John G. Whittier and ‘The Lighting Up’
Posted by PaulM on 07 Nov 2009 at 10:31 am | Tagged as: Greater Lowell, History, Lowell, Lowell-2009, Poetry, Technology
I’m almost two months late with this excerpt from John Greenleaf Whittier, poet, newspaperman, and abolitionist—but it’s always a good passage to revisit in the fall when the days get shorter and we turn the clocks back. This is an excerpt from Whittier’s essay “The Lighting Up” from his book The Stranger in Lowell (Boston: Waite, Pierce, and Co., 1845), a compilation of short pieces published in a local newspaper, The Middlesex Standard, which he was editing during his stay in Lowell. The essays were written in the fall of 1844.–PM
“This evening, the 20th of the ninth month, is the time fixed upon for lighting the mills for night-labor; and I have just returned from witnessing for the first time the effect of the new illumination.
“Passing over the bridge, nearly to the Dracut shore, I had a fine view of the long line of mills, the city beyond, and the broad sweep from the falls. The light of a tranquil and gorgeous sunset ws slowly fading from river and sky, and the shadows of the trees on the Dracut slopes were blending in dusky indistinctness with the great shadow of night. Suddenly gleams of light broke from the black masses of masonry on the Lowell bank; at first feeble and scattered, flitting from window to window, appearing and disappearing, like will-o’-wisps in a forest, or fire-flies in a summer’s night. Anon, tier after tier of windows became radiant, until the whole vast wall, stretching far up the river, from basement to roof, became chequered with light, reflected with the star-beams from the still water beneath. With a little effort of fancy, one could readily transform the huge mills, thus illuminated, into palaces, lighted up for festival occasions, and the figures of the workers, passing to and fro before the windows, into forms of beauty and fashion, moving in graceful dances.
“Alas! this music of the shuttle, and the day-long dance to it, are not altogether of the kind which Milton speaks of when he invokes the ’soft Lydian airs’ of voluptuous leisure.
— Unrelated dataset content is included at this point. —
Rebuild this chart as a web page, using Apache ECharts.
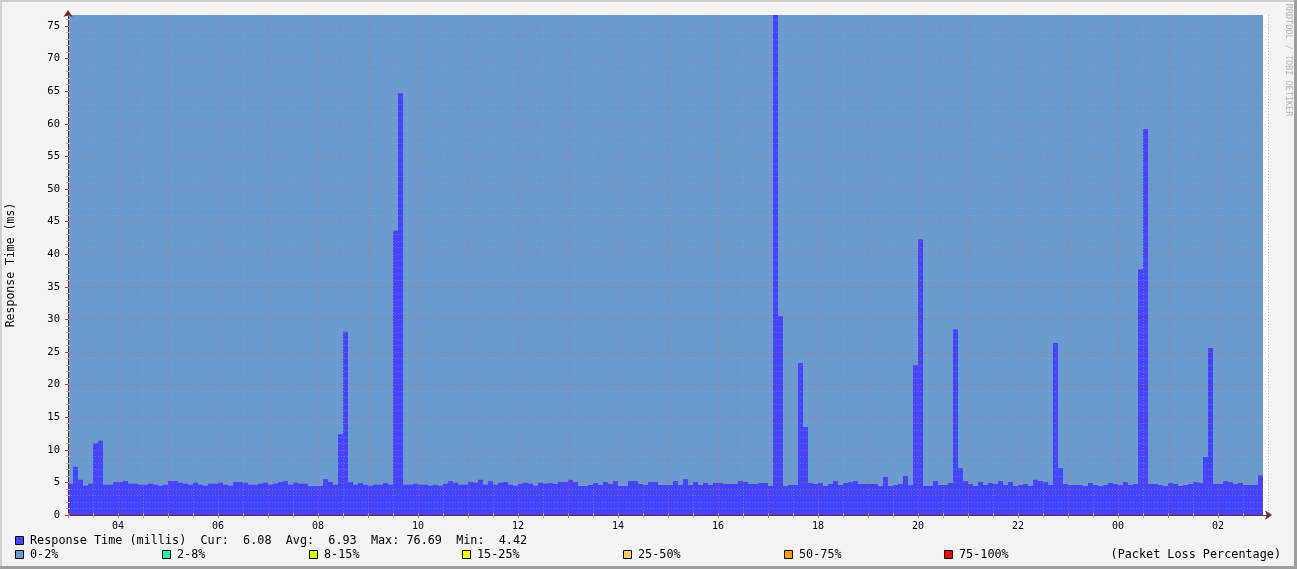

From this time henceforward, for half a weary year, from the bell-call of morning twilight to half past seven in the evening, with two brief intermissions for two hasty meals, the operatives will be confined to their tasks. The proverbial facility of the Yankees in dispatching their dinners in the least possible time, seems to have been taken advantage of, and reduced to a system, on the Lowell corporations. Strange as it may seem to the uninitiated, the working men and women here contrive to repair to their lodgings, make the necessary preliminary ablutions, devour their beef and pudding, and hurry back to their looms and jacks, in the brief space of half an hour. In this way the working day in Lowell is eked out to an average throughout the year of twelve and a half hours. This is a serious evil, demanding earnest consideration of the human and philanthropic. Both classes—the employer and the employed—would in the end be greated benefitted by the general adoption of the ‘ten hour system,’ although the one might suffer a slight diminution in daily wages, and the other in yearly profits. …”

Whittier was 37 years old when he lived in Lowell.

Interesting as to what one reads and what “sticks” in mind — This note is not going to reflect on the work of Whittier but rather his comments about the culinary habits of those operatives. Whittier writes of the proverbial facility of Yankees who dispatch their dinners in the least time possible — this comment reminds of those who have pointed out to me that their list of delectable meals does not include:Shepherd’s pie, a feast of fried doughboys, a Saturday night bean supper or a pungent mix of boiled cornbeef, cabbage, potatoes, onion and carrots.
And though my grandfather worked in the mills later than the period spoken of here (1844), the piece brings to mind the many times my mother told me of how she would meet up with her father at the mill on days when she’d carry his supper to him in a metal lunch pail.